Frequent Mistakes in pH Calculations

• Assuming every acid is strong. Not all acids fully dissociate, even if they have low pH.
• Forgetting stoichiometry. If an acid releases more than one proton in the model used, hydronium concentration changes accordingly.
• Using K_a incorrectly. Weak acid calculations require equilibrium concentrations, not just initial values.
• Dropping the logarithm sign error. pH uses the negative logarithm, not the positive one.
• Ignoring units. Concentration should be in mol/L for direct use in these equations.

How This Calculator Works

When you select strong acid, the tool reads the initial concentration and the number of acidic protons released. It then estimates [H₃O⁺] by stoichiometric multiplication and computes pH directly. When you select weak acid, it reads the concentration and K_a, solves the equilibrium expression with the quadratic formula, and calculates pH and percent dissociation. The chart then compares initial acid concentration and resulting hydronium concentration while also plotting pH on a second axis.

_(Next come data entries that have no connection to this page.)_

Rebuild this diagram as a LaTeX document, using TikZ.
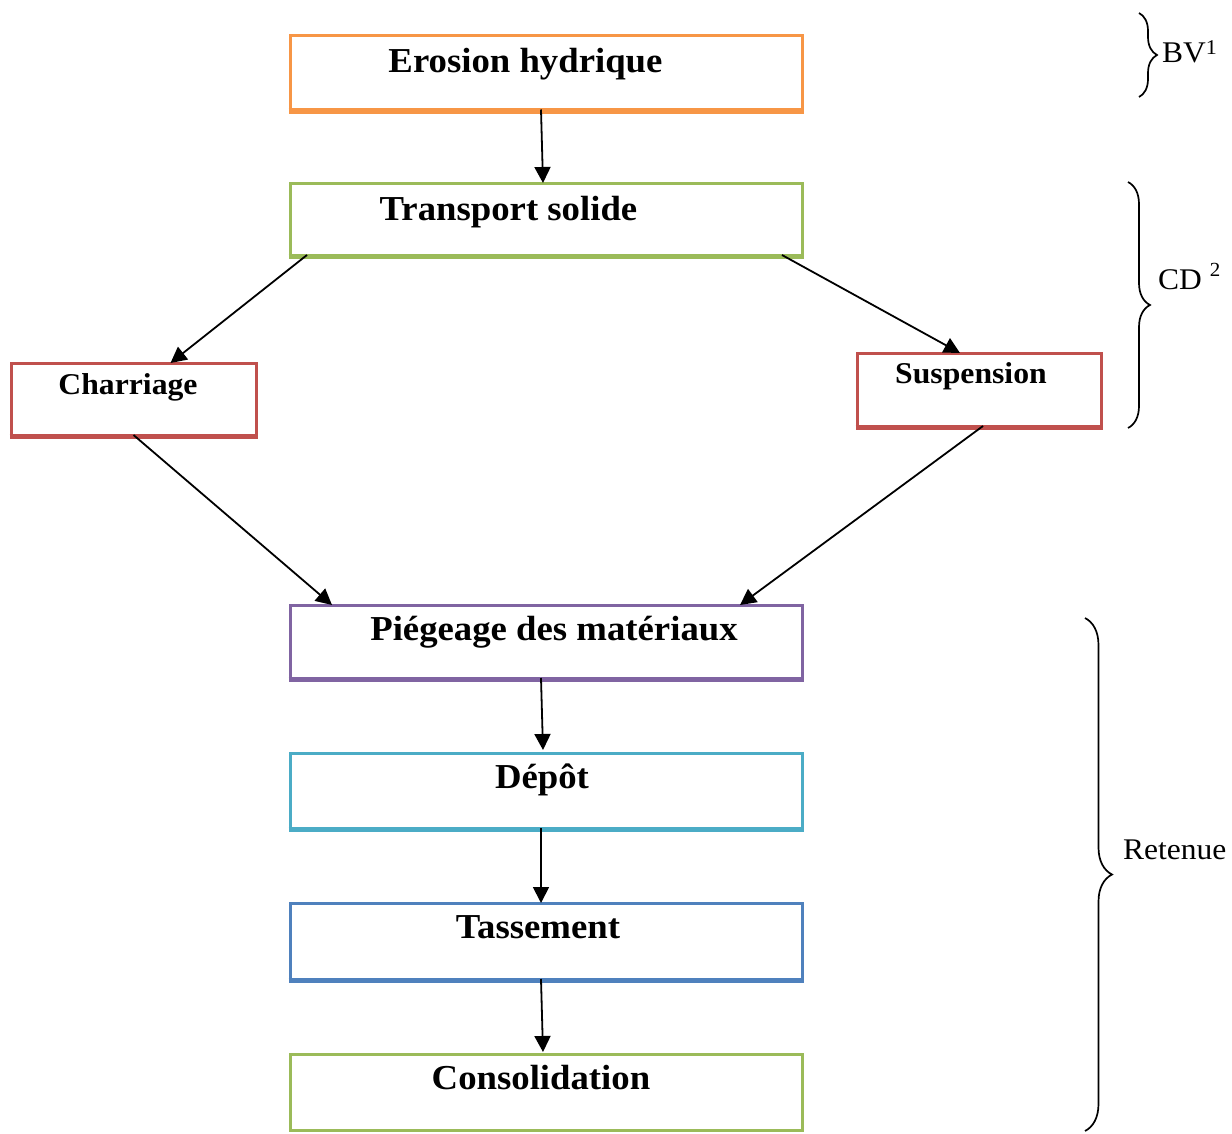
\documentclass[tikz,border=0pt]{standalone}
\usepackage{fontspec}
\setmainfont{Liberation Serif}[FakeStretch=1.05]
\usetikzlibrary{arrows.meta,decorations.pathreplacing}
\definecolor{cOrange}{HTML}{F79646}
\definecolor{cGreen}{HTML}{9BBB59}
\definecolor{cRed}{HTML}{C0504D}
\definecolor{cPurple}{HTML}{8064A2}
\definecolor{cAqua}{HTML}{4BACC6}
\definecolor{cBlue}{HTML}{4F81BD}
\newcommand\boxfoot[2]{\draw[#2, line width=5.5pt] ([yshift=-1.3pt,xshift=-1.5pt]#1.south west) -- ([yshift=-1.3pt,xshift=1.5pt]#1.south east);}
\begin{document}
\begin{tikzpicture}[x=1pt,y=-1pt,
  box/.style={draw=#1, line width=3pt, minimum width=512pt, minimum height=74pt, inner sep=0pt, outer sep=0pt},
  sbox/.style={box=#1, minimum width=245pt},
  big/.style={anchor=base, inner sep=0pt, font=\fontsize{35}{40}\selectfont\bfseries},
  small/.style={anchor=base, inner sep=0pt, font=\fontsize{30.2}{34}\selectfont\bfseries},
  side/.style={anchor=base west, inner sep=0pt, font=\fontsize{30}{34}\selectfont},
  arr/.style={line width=1.8pt, -{Triangle[length=16pt,width=16pt]}},
  brc/.style={decorate, decoration={brace, amplitude=#1}, line width=1.7pt},
]
\useasboundingbox (0,0) rectangle (1232,1133);
\fill[white] (0,0) rectangle (1232,1133);

% boxes
\node[box=cOrange] (e) at (546,72.5) {};
\node[box=cGreen, minimum height=72pt] (t) at (546,219) {};
\node[sbox=cRed, minimum height=72pt] (c) at (133.5,399) {};
\node[sbox=cRed, minimum width=244pt, minimum height=73pt] (s) at (979,389.5) {};
\node[box=cPurple, minimum height=73pt] (p) at (546,641.5) {};
\node[box=cAqua, minimum height=75pt] (d) at (546,790.5) {};
\node[box=cBlue, minimum height=76pt] (ta) at (546,941) {};
\node[box=cGreen, minimum height=76pt] (co) at (546,1092) {};
\boxfoot{e}{cOrange}
\boxfoot{t}{cGreen}
\boxfoot{c}{cRed}
\boxfoot{s}{cRed}
\boxfoot{p}{cPurple}
\boxfoot{d}{cAqua}
\boxfoot{ta}{cBlue}

% texts
\node[big] (te) at (525.5,72) {Erosion hydrique};
\node[big] (tt) at (508.5,220) {Transport solide};
\node[small] (tc) at (128,394) {Charriage};
\node[small] (ts) at (971,383) {Suspension};
\node[big] (tp) at (554,640) {Piégeage des matériaux};
\node[big] (td) at (542,788) {Dépôt};
\node[big] (tta) at (538,938) {Tassement};
\node[big] (tco) at (541,1089) {Consolidation};

% arrows
\draw[arr] ([xshift=-5pt]e.south) -- ([xshift=-3pt]t.north);
\draw[arr] ([xshift=17pt]t.south west) -- ([xshift=37pt]c.north);
\draw[arr] ([xshift=-20pt]t.south east) -- ([xshift=-19pt]s.north);
\draw[arr] (c.south) -- ([xshift=42pt]p.north west);
\draw[arr] ([xshift=4pt]s.south) -- ([xshift=-62pt]p.north east);
\draw[arr] ([xshift=-5pt]p.south) -- ([xshift=-3pt,yshift=3pt]d.north);
\draw[arr] ([xshift=-5pt]d.south) -- ([xshift=-5pt]ta.north);
\draw[arr] ([xshift=-5pt]ta.south) -- ([xshift=-3pt,yshift=2pt]co.north);

% braces
\coordinate (bv1) at (1139,13);
\coordinate (bv2) at (1139,97);
\coordinate (cd1) at (1128,182);
\coordinate (cd2) at (1128,428);
\coordinate (re1) at (1085,618);
\coordinate (re2) at (1085,1131);
\draw[brc=18pt] (bv1) -- (bv2);
\draw[brc=22pt] (cd1) -- (cd2);
\draw[brc=27pt] (re1) -- (re2);
\node[side] (lbv) at (1162,62.5) {BV\raisebox{8pt}{\fontsize{21}{21}\selectfont 1}};
\node[side] (lcd) at (1158,289) {CD \raisebox{13pt}{\fontsize{20}{20}\selectfont 2}};
\node[side] (lre) at (1123,859) {Retenue};
\end{tikzpicture}
\end{document}
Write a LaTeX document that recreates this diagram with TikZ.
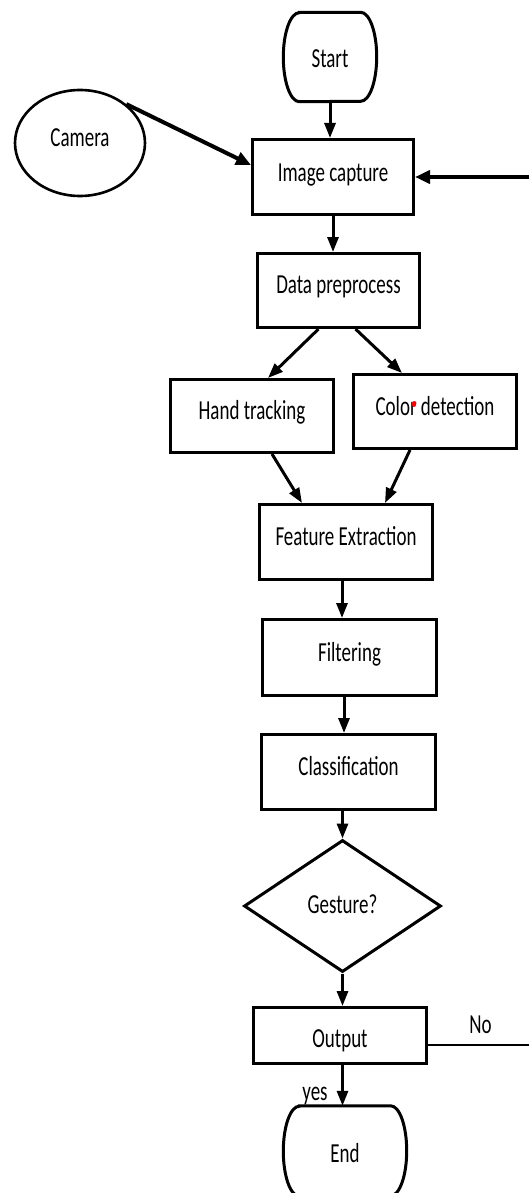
\documentclass[tikz,border=0pt]{standalone}
\usepackage{fontspec}
\setmainfont{Carlito}[FakeStretch=0.69]
\usetikzlibrary{arrows.meta,shapes.geometric}
\begin{document}
\begin{tikzpicture}[x=1pt,y=1pt,
  every node/.style={font=\fontsize{27.5}{30}\selectfont, inner sep=0pt},
  tx/.style={text depth=6pt, text height=#1},
  box/.style={draw, line width=3pt, rectangle},
  arr/.style={line width=3pt, -{Triangle[length=15pt,width=11pt]}},
  thickarr/.style={line width=4pt, -{Triangle[length=15pt,width=13pt]}},
  termline/.style={line width=3pt}
]
\useasboundingbox (0,0) rectangle (529,-1193);
\clip (0,0) rectangle (529,-1193);

% nodes
\node[tx=28pt,minimum width=93pt,minimum height=89pt] (start) at (330,-57) {Start};
\draw[termline] ([xshift=16pt]start.north west) -- ([xshift=-16pt]start.north east)
  arc[start angle=90,end angle=-90,x radius=16pt,y radius=44.5pt]
  -- ([xshift=16pt]start.south west)
  arc[start angle=270,end angle=90,x radius=16pt,y radius=44.5pt] -- cycle;

\node[ellipse,draw,line width=2.6pt,tx=14pt,minimum width=130pt,minimum height=106pt] (cam) at (80,-143) {Camera};
\node[box,tx=16pt,minimum width=161pt,minimum height=75pt] (img) at (333,-177) {Image capture};
\node[box,tx=11.6pt,minimum width=162pt,minimum height=74pt] (data) at (338.5,-290.5) {Data preprocess};
\node[box,tx=12.6pt,minimum width=163pt,minimum height=73pt] (hand) at (252,-416) {Hand tracking};
\node[box,tx=13pt,minimum width=163pt,minimum height=74pt] (color) at (435,-411.5) {Color detection};
\node[box,tx=13.4pt,minimum width=173pt,minimum height=75pt] (feat) at (346,-542) {Feature Extraction};
\node[box,tx=13pt,minimum width=174pt,minimum height=76pt] (filt) at (349.5,-657.5) {Filtering};
\node[box,tx=13.4pt,minimum width=174pt,minimum height=75pt] (cls) at (348.5,-772) {Classification};
\node[diamond,draw,line width=3pt,tx=20.6pt,minimum width=197pt,minimum height=132pt] (dia) at (342.5,-906) {Gesture?};
\node[box,tx=30pt,minimum width=173pt,minimum height=56pt] (out) at (340,-1035.5) {Output};

\node[tx=29.4pt,minimum width=123pt,minimum height=90pt] (end) at (345,-1151) {End};
\draw[termline] ([xshift=16pt]end.north west) -- ([xshift=-16pt]end.north east)
  arc[start angle=90,end angle=-90,x radius=16pt,y radius=45pt]
  -- ([xshift=16pt]end.south west)
  arc[start angle=270,end angle=90,x radius=16pt,y radius=45pt] -- cycle;

\node[anchor=base] (no) at (480.5,-1033) {No};
\node[anchor=base] (yes) at (315,-1100) {yes};

% red mark on "Color"
\fill[red] (414,-404) ellipse[x radius=2.2pt,y radius=3pt];

% free ends at the right edge
\coordinate (rin) at (529,-177);
\coordinate (nout) at (529,-1045);

% connectors
\draw[arr] (start.south) -- (start.south |- img.north);
\draw[thickarr] (cam.40) -- ([yshift=12pt]img.west);
\draw[thickarr] (rin) -- (img.east);
\draw[arr] (img.south) -- (img.south |- data.north);
\draw[arr] ([xshift=-20pt]data.south) -- ([xshift=16pt]hand.north);
\draw[arr] ([xshift=17pt]data.south) -- ([xshift=-33pt]color.north);
\draw[arr] ([xshift=20pt]hand.south) -- ([xshift=-44pt]feat.north);
\draw[arr] ([xshift=-25pt]color.south) -- ([xshift=39pt]feat.north);
\draw[arr] ([xshift=-4pt]feat.south) -- ([xshift=-4pt]feat.south |- filt.north);
\draw[arr] ([xshift=-5.5pt]filt.south) -- ([xshift=-5.5pt]filt.south |- cls.north);
\draw[arr] (dia.north |- cls.south) -- (dia.north);
\draw[arr] (dia.south) -- (dia.south |- out.north);
\draw[arr] (dia.south |- out.south) -- (dia.south |- end.north);
\draw[line width=2.6pt] ([yshift=-9.5pt]out.east) -- (nout);
\end{tikzpicture}
\end{document}
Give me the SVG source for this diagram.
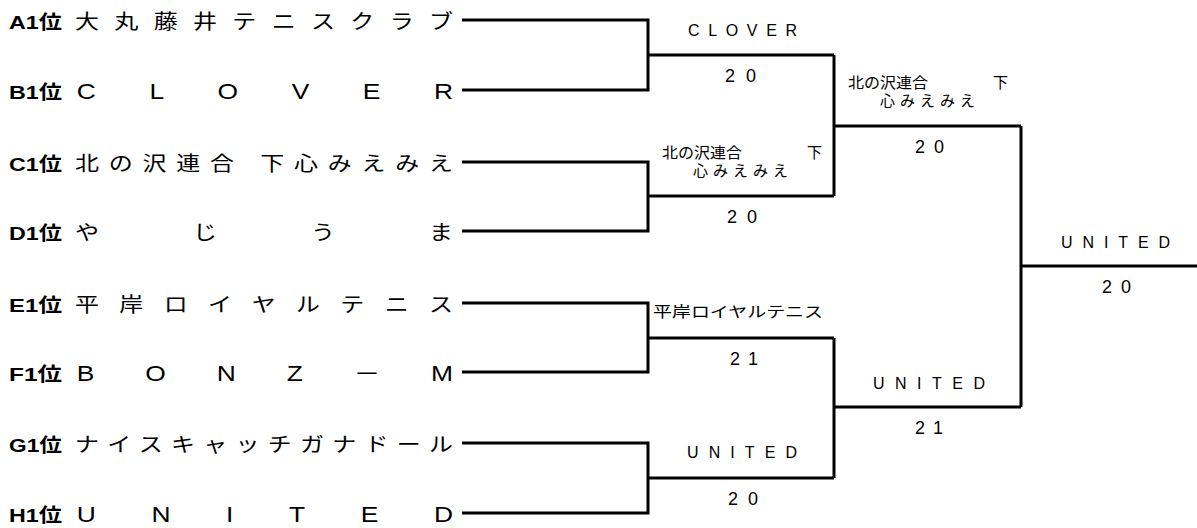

Useful Authoritative References

If you want to review official background material on pH, water chemistry, and chemical reference data, these resources are excellent starting points:

• USGS: pH and Water
• U.S. EPA: pH Overview
• NIST Chemistry WebBook

Final Takeaway

To calculate the H₃O⁺ pH of strong and weak acids correctly, always start by identifying the acid class. Strong acids are governed mainly by stoichiometry because dissociation is effectively complete. Weak acids require equilibrium analysis through K_a. Once hydronium concentration is known, pH follows immediately from the logarithmic definition. If you want fast and accurate answers without manually solving every expression, the calculator above provides a clean workflow for both scenarios while also showing the numerical relationship between concentration and pH in chart form.